I was tired of the same old argument. I was tired of everything - so very tired. "You could have left with me, Katie. You could have believed in me, not taken the easy path. Let me ask you something else?"

I thought I knew the answer, was pretty sure of it, but I had to hear it from her mouth. "Did Powers ever rape you?"

Her first expression was one of confusion as if I was insane. Then, she seemed to be breaking down my question and finally, maybe even from my point of view. All that happened quickly and I saw her rapid eye movement, as she tried to formulate an answer.

"No," she stared right at me, rather than drop her head. "No, I suppose he didn't. Not by my husband's standards anyway."

"If they'd never have found me," I asked directly, "Would you have taken up with him?"

"Of course, I would have," she replied just as quickly. "I was trapped. Nowhere to go, nowhere to hide. Just because I wasn't willing to risk my life, it doesn't mean I cared for him in any way. From my point of view, he forced himself on me EVERY time. That's hard for you to understand because I didn't fight back."

There was a long silence as we collected our thoughts. She seemed faster.

"Andy," she started, "I understand we've been to hell and back. I also don't think we've lost love, at least in the abstract. To me, our issues revolve around respect and trust - mostly trust. You can tell me but I feel like you want to move forward with someone who will genuinely listen to you and validate your ideas or, at the bare minimum, voraciously and sincerely discuss them. I didn't do that when you almost begged me to leave with you. I thought I knew better.

"And while we're there, until that night at the O.K. Corral, I believed that I was right because I was higher up on the corporate ladder - closer to the action than you. It was only after that night that I realized that I'd let my pride lead my actions. Besides my own shortcomings and Powers' promises not to bad-mouth you, I fell into the trap of subconscious berating. You were no longer employed. You would eventually fold under the weight of a more powerful man. That sort of thing. Without knowing it, I was gradually devaluing you as my husband. That's something that hurts me most because I let it happen and I'd very much like the chance to set things right in that regard."
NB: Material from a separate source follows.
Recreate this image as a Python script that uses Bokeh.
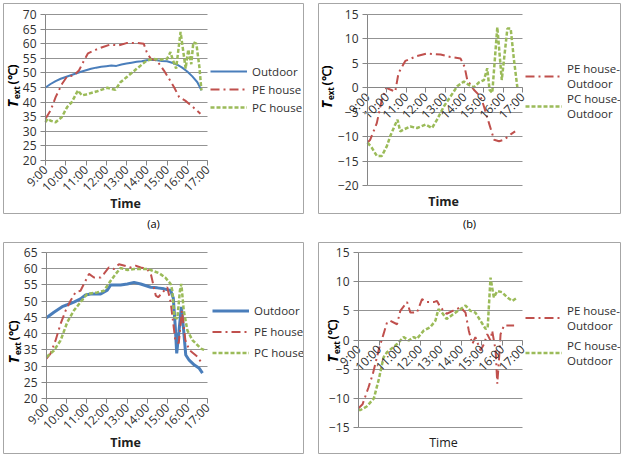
from math import pi
from bokeh.plotting import figure
from bokeh.models import FixedTicker, Label, Legend, LegendItem, Range1d, Title
from bokeh.layouts import column, row
from bokeh.embed import file_html
from bokeh.resources import INLINE

FONT = "Open Sans"
BLUE = "#4a7ebb"
RED = "#c0504d"
GREEN = "#9bbb59"

hour_ticks = [9, 10, 11, 12, 13, 14, 15, 16, 17]
hour_labels = ["9:00", "10:00", "11:00", "12:00", "13:00", "14:00", "15:00", "16:00", "17:00"]

# ---- (a) temperatures, first day
out_a_t = [9.0, 9.25, 9.5, 9.75, 10.0, 10.25, 10.5, 10.75, 11.0, 11.25, 11.5, 11.75, 12.0, 12.25, 12.5,
           12.75, 13.0, 13.25, 13.5, 13.75, 14.0, 14.25, 14.5, 14.75, 15.0, 15.25, 15.5, 15.75, 16.0,
           16.25, 16.5, 16.7]
out_a_v = [45.0, 46.2, 47.2, 48.0, 48.6, 49.2, 49.8, 50.4, 50.9, 51.4, 51.8, 52.1, 52.3, 52.5, 52.4,
           52.9, 53.2, 53.5, 53.8, 54.0, 54.3, 54.5, 54.3, 54.1, 54.0, 53.5, 52.8, 51.8, 50.5,
           48.8, 46.8, 44.0]
pe_a_t = [9.0, 9.25, 9.5, 9.82, 10.07, 10.4, 10.65, 10.9, 11.1, 11.47, 11.8, 12.2, 12.6, 13.0, 13.5,
          13.85, 14.0, 14.2, 14.5, 14.85, 15.1, 15.35, 15.6, 15.9, 16.25, 16.65]
pe_a_v = [34.3, 37.1, 41.7, 46.3, 48.8, 49.1, 50.8, 54.2, 56.7, 57.9, 58.8, 59.7, 59.4, 60.2, 60.3,
          60.0, 57.1, 54.8, 54.2, 50.8, 48.0, 45.1, 41.7, 40.5, 38.5, 36.0]
pc_a_t = [9.0, 9.1, 9.25, 9.5, 9.8, 10.07, 10.3, 10.6, 10.8, 11.0, 11.55, 12.05, 12.45, 12.7, 13.0,
          13.5, 14.0, 14.3, 14.6, 15.0, 15.17, 15.3, 15.45, 15.67, 15.8, 15.92, 16.05, 16.2, 16.3,
          16.45, 16.6, 16.7]
pc_a_v = [33.1, 34.3, 33.6, 33.1, 34.8, 38.3, 40.0, 44.0, 42.3, 42.6, 43.7, 44.9, 44.2, 46.8, 48.5,
          51.4, 54.2, 54.8, 54.5, 54.8, 57.1, 54.2, 51.5, 64.0, 57.5, 51.5, 58.0, 53.0, 60.5,
          60.0, 52.0, 44.0]

# ---- (b) differences, first day
pe_b_t = [9.0, 9.14, 9.31, 9.48, 9.74, 9.97, 10.26, 10.43, 10.6, 10.95, 11.56, 12.07, 12.77, 13.28,
          13.8, 14.01, 14.15, 14.49, 14.84, 15.01, 15.27, 15.53, 15.79, 16.05, 16.39, 16.62]
pe_b_v = [-11.2, -10.6, -8.9, -7.2, -2.4, 0.0, -0.5, -0.8, 3.0, 5.5, 6.5, 7.0, 6.8, 6.3,
          6.0, 4.3, 1.6, -0.4, -1.8, -3.8, -7.2, -10.6, -10.9, -10.6, -9.5, -8.9]
pc_b_t = [9.0, 9.22, 9.48, 9.74, 10.0, 10.17, 10.43, 10.55, 10.69, 10.87, 11.21, 11.56, 11.99, 12.33,
          12.59, 12.94, 13.28, 13.63, 13.97, 14.23, 14.49, 14.75, 15.01, 15.18, 15.3, 15.44, 15.7,
          15.93, 16.22, 16.39, 16.56, 16.74]
pc_b_v = [-11.2, -12.2, -13.9, -13.9, -11.9, -9.9, -7.5, -6.5, -8.9, -8.5, -7.9, -8.2, -7.5, -8.2,
          -6.5, -3.8, -1.8, 0.3, 1.3, 0.6, 0.1, 1.1, 1.6, 4.0, -0.4, -1.0, 12.4,
          1.6, 12.1, 12.1, 5.7, -0.1]

# ---- (c) temperatures, second day
out_c_t = [9.0, 9.37, 9.78, 10.03, 10.36, 10.69, 10.94, 11.19, 11.69, 12.02, 12.19, 12.68, 13.02,
           13.35, 13.68, 14.18, 14.51, 14.84, 15.17, 15.3, 15.4, 15.47, 15.58, 15.7, 15.8, 15.92,
           16.09, 16.35, 16.59, 16.75]
out_c_v = [44.9, 46.6, 48.3, 48.9, 49.7, 50.7, 51.9, 52.2, 52.2, 53.4, 55.0, 55.0, 55.3,
           55.8, 55.3, 54.3, 54.1, 53.8, 53.3, 51.0, 42.0, 33.9, 40.5, 48.2, 42.0, 33.4,
           31.8, 30.3, 29.3, 27.8]
pe_c_t = [9.0, 9.2, 9.45, 9.7, 9.95, 10.2, 10.44, 10.69, 11.11, 11.36, 11.69, 11.85, 12.1, 12.35,
          12.6, 13.18, 13.43, 13.68, 14.01, 14.2, 14.43, 14.55, 14.84, 15.0, 15.17, 15.4, 15.57,
          15.73, 15.9, 16.1, 16.5, 16.67]
pe_c_v = [32.3, 33.8, 37.9, 43.0, 47.1, 50.2, 52.7, 53.2, 58.4, 57.3, 57.3, 58.4, 60.4, 59.9,
          61.4, 60.4, 60.9, 60.4, 59.9, 58.0, 51.7, 51.2, 53.2, 54.3, 49.7, 38.0, 37.0,
          47.1, 38.0, 34.9, 32.9, 31.3]
pc_c_t = [9.0, 9.37, 9.7, 10.03, 10.36, 10.69, 11.02, 11.52, 11.85, 12.19, 12.44, 12.68, 13.02,
          13.35, 14.01, 14.18, 14.6, 14.9, 15.17, 15.25, 15.35, 15.5, 15.63, 15.7, 15.82, 16.0,
          16.25, 16.67, 16.83]
pc_c_v = [32.8, 34.8, 37.9, 43.5, 47.1, 49.7, 52.2, 52.7, 53.2, 56.3, 58.4, 60.2, 59.6,
          59.9, 59.9, 59.6, 58.6, 57.3, 55.3, 53.3, 45.1, 44.6, 53.3, 55.3, 47.1, 41.0,
          38.0, 35.4, 35.0]

# ---- (d) differences, second day
pe_d_t = [9.0, 9.2, 9.49, 9.7, 10.0, 10.22, 10.39, 10.55, 10.88, 11.04, 11.37, 11.53, 11.85, 12.1,
          12.34, 12.67, 12.83, 13.0, 13.3, 13.6, 13.98, 14.22, 14.38, 14.55, 14.7, 14.95, 15.12,
          15.28, 15.44, 15.52, 15.69, 15.77, 15.85, 15.93, 16.1, 16.59]
pe_d_v = [-11.7, -11.0, -8.1, -5.8, -1.5, 1.0, 3.0, 3.3, 2.7, 5.0, 6.5, 4.7, 4.7, 7.0,
          6.5, 6.5, 6.7, 5.6, 4.5, 5.0, 5.6, 4.7, 1.6, -0.7, 0.5, -1.8, -0.7,
          1.0, -0.1, 1.6, -1.8, -7.5, -3.5, 1.0, 2.5, 2.5]
pc_d_t = [9.0, 9.1, 9.4, 9.75, 10.0, 10.22, 10.39, 10.88, 11.2, 11.45, 11.69, 11.85, 12.18, 12.5,
          12.75, 12.9, 13.05, 13.3, 13.65, 13.98, 14.22, 14.46, 14.7, 14.95, 15.2, 15.3, 15.44,
          15.6, 15.77, 16.0, 16.26, 16.5, 16.75]
pc_d_v = [-12.0, -12.0, -11.4, -10.0, -6.6, -3.0, -2.1, -0.7, 0.5, -0.1, 0.5, 0.2, 1.6, 2.2,
          3.3, 5.3, 4.8, 3.6, 4.5, 5.3, 5.9, 5.0, 4.7, 3.3, 1.9, 2.0, 10.7,
          7.3, 8.4, 8.2, 7.3, 6.7, 7.3]

STYLE = {
    "out": dict(line_color=BLUE, line_width=2),
    "pe": dict(line_color=RED, line_width=2, line_dash="9 4 2 4"),
    "pc": dict(line_color=GREEN, line_width=2.5, line_dash="4 2"),
}


def panel(W, H, box, area, yr, yticks, fixed_zero, series, leg_xy, leg_h, leg_sp,
          caption, time_xy, time_bold, ylab, out_width=2):
    # box: outer chart border (canvas px); area: plot area (canvas px) for 9..17 x yr
    bl, bt, br, bb = box
    al, at, ar, ab = area
    ymin, ymax = yr
    kx = (ar - al) / 8.0
    ky = (ab - at) / float(ymax - ymin)
    xr = Range1d(9 - (al - bl) / kx, 17 + (br - ar) / kx)
    yrng = Range1d(ymin - (bb - ab) / ky, ymax + (at - bt) / ky)
    p = figure(width=W, height=H, x_range=xr, y_range=yrng,
               output_backend="svg", toolbar_location=None,
               min_border_left=bl, min_border_top=bt, min_border_right=W - br,
               min_border_bottom=H - bb)
    p.outline_line_color = "#a6a6a6"
    p.outline_line_width = 1
    p.background_fill_color = "white"
    p.border_fill_color = "white"
    p.xgrid.visible = False
    p.ygrid.ticker = FixedTicker(ticks=yticks)
    p.ygrid.grid_line_color = "#939393"
    p.ygrid.grid_line_width = 1
    p.ygrid.cross_bounds = (9, 17)
    for ax in (p.xaxis[0], p.yaxis[0]):
        ax.axis_line_color = "#868686"
        ax.major_tick_line_color = "#868686"
        ax.major_tick_in = 0
        ax.major_tick_out = 5
        ax.minor_tick_line_color = None
        ax.major_label_text_font = FONT
        ax.major_label_text_font_size = "12px"
        ax.major_label_text_color = "#303030"
        ax.axis_label = None
    p.yaxis.ticker = FixedTicker(ticks=yticks)
    p.yaxis.major_label_standoff = 4
    p.yaxis.fixed_location = 9
    p.yaxis.bounds = (ymin, ymax)
    p.xaxis.ticker = FixedTicker(ticks=hour_ticks)
    p.xaxis.major_label_overrides = {h: s for h, s in zip(hour_ticks, hour_labels)}
    p.xaxis.major_label_orientation = pi / 4
    p.xaxis.major_label_standoff = 2
    p.xaxis.bounds = (9, 17)
    p.xaxis.fixed_location = 0 if fixed_zero else ymin

    items = []
    for label, key, t, v in series:
        st = dict(STYLE[key])
        if key == "out":
            st["line_width"] = out_width
        r = p.line(t, v, **st)
        items.append(LegendItem(label=label, renderers=[r]))
    lx, ly = leg_xy
    leg = Legend(items=items, location=(lx - bl, bb - ly), border_line_color=None,
                 background_fill_alpha=0, padding=0, margin=0, spacing=leg_sp,
                 glyph_width=37, glyph_height=leg_h, label_height=leg_h, label_standoff=5,
                 label_text_font=FONT, label_text_font_size="11.5px",
                 label_text_color="#303030", label_text_line_height=1.3)
    p.add_layout(leg)

    tx, ty = time_xy
    p.add_layout(Label(x=tx - bl, y=bb - ty, x_units="screen", y_units="screen", text="Time",
                       text_align="center", text_baseline="middle", text_font=FONT,
                       text_font_size="12.5px", text_font_style="bold" if time_bold else "normal",
                       text_color="#202020"))
    cx, ybot = ylab
    sx, sy = cx - bl, bb - ybot
    common = dict(x_units="screen", y_units="screen", angle=pi / 2, text_align="left",
                  text_baseline="middle", text_font=FONT, text_color="#000000")
    p.add_layout(Label(x=sx, y=sy, text="T", text_font_size="14px",
                       text_font_style="bold italic", **common))
    p.add_layout(Label(x=sx + 3.5, y=sy + 8.5, text="ext", text_font_size="8px",
                       text_font_style="bold", **common))
    p.add_layout(Label(x=sx, y=sy + 23, text="(℃)", text_font_size="12px",
                       text_font_style="bold", **common))
    if caption is not None:
        p.add_layout(Title(text=caption, align="center", text_font=FONT, text_font_size="11px",
                           text_font_style="normal", text_color="#000000", standoff=0,
                           offset=0), "below")
    return p


pa = panel(310, 230, (3, 3, 303, 213), (45, 14, 207, 160), (20, 70), list(range(20, 71, 5)), False,
           [("Outdoor", "out", out_a_t, out_a_v), ("PE house", "pe", pe_a_t, pe_a_v),
            ("PC house", "pc", pc_a_t, pc_a_v)],
           (210, 116), 18, 0, "(a)", (125, 203), True, (12, 107))
pb = panel(313, 230, (8, 3, 310, 215), (57, 14, 212, 187), (-20, 15), list(range(-20, 16, 5)), True,
           [("PE house-\nOutdoor", "pe", pe_b_t, pe_b_v),
            ("PC house-\nOutdoor", "pc", pc_b_t, pc_b_v)],
           (215, 122.5), 30, 0, "(b)", (133, 203), True, (16, 110))
pc = panel(310, 233, (3, 12, 303, 223), (46, 22, 207, 168), (20, 65), list(range(20, 66, 5)), False,
           [("Outdoor", "out", out_c_t, out_c_v), ("PE house", "pe", pe_c_t, pe_c_v),
            ("PC house", "pc", pc_c_t, pc_c_v)],
           (212, 132.5), 21, 0, None, (125, 212), True, (13, 133), out_width=3)
pd_ = panel(313, 233, (8, 12, 310, 223), (48, 22, 212, 197), (-15, 15), list(range(-15, 16, 5)), True,
            [("PE house-\nOutdoor", "pe", pe_d_t, pe_d_v),
             ("PC house-\nOutdoor", "pc", pc_d_t, pc_d_v)],
            (215, 138), 31, 4, None, (133, 212), False, (22, 132))

layout = column(row(pa, pb), row(pc, pd_))
open("out.html", "w").write(file_html(layout, INLINE))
She'd given me a mouthful - a confession of sorts. I decided to be quiet and think carefully before speaking. The moment was too important to wing it.

"There's more than that, Katie," I said with a deep breath. "I was devalued, as you put it, from the moment of the party. You knew what was going to happen and, sure, you've said over and over you were trying to protect me, but it hurt that you didn't trust me enough to warn me - to give me a heads-up. We've always been a team. You need to acknowledge that was a shortcoming of yours as well. You need to admit it and promise to never shut me out of any decision again, no matter how big or small."

Katie didn't quickly agree to placate me. That was a good sign. "I thought I was doing the right thing," she softly replied.

"Maybe," I immediately responded. "But put yourself in my shoes. That's all you need to do to gain understanding. During our entire ordeal, I was never unreasonable, Katie, I just got fed up with your disrespect. We'd have a lot of repair work to do in our relationship. You just said it and you'd have to work on restoring respect and trust. If you can't commit to that, then we shouldn't waste our time."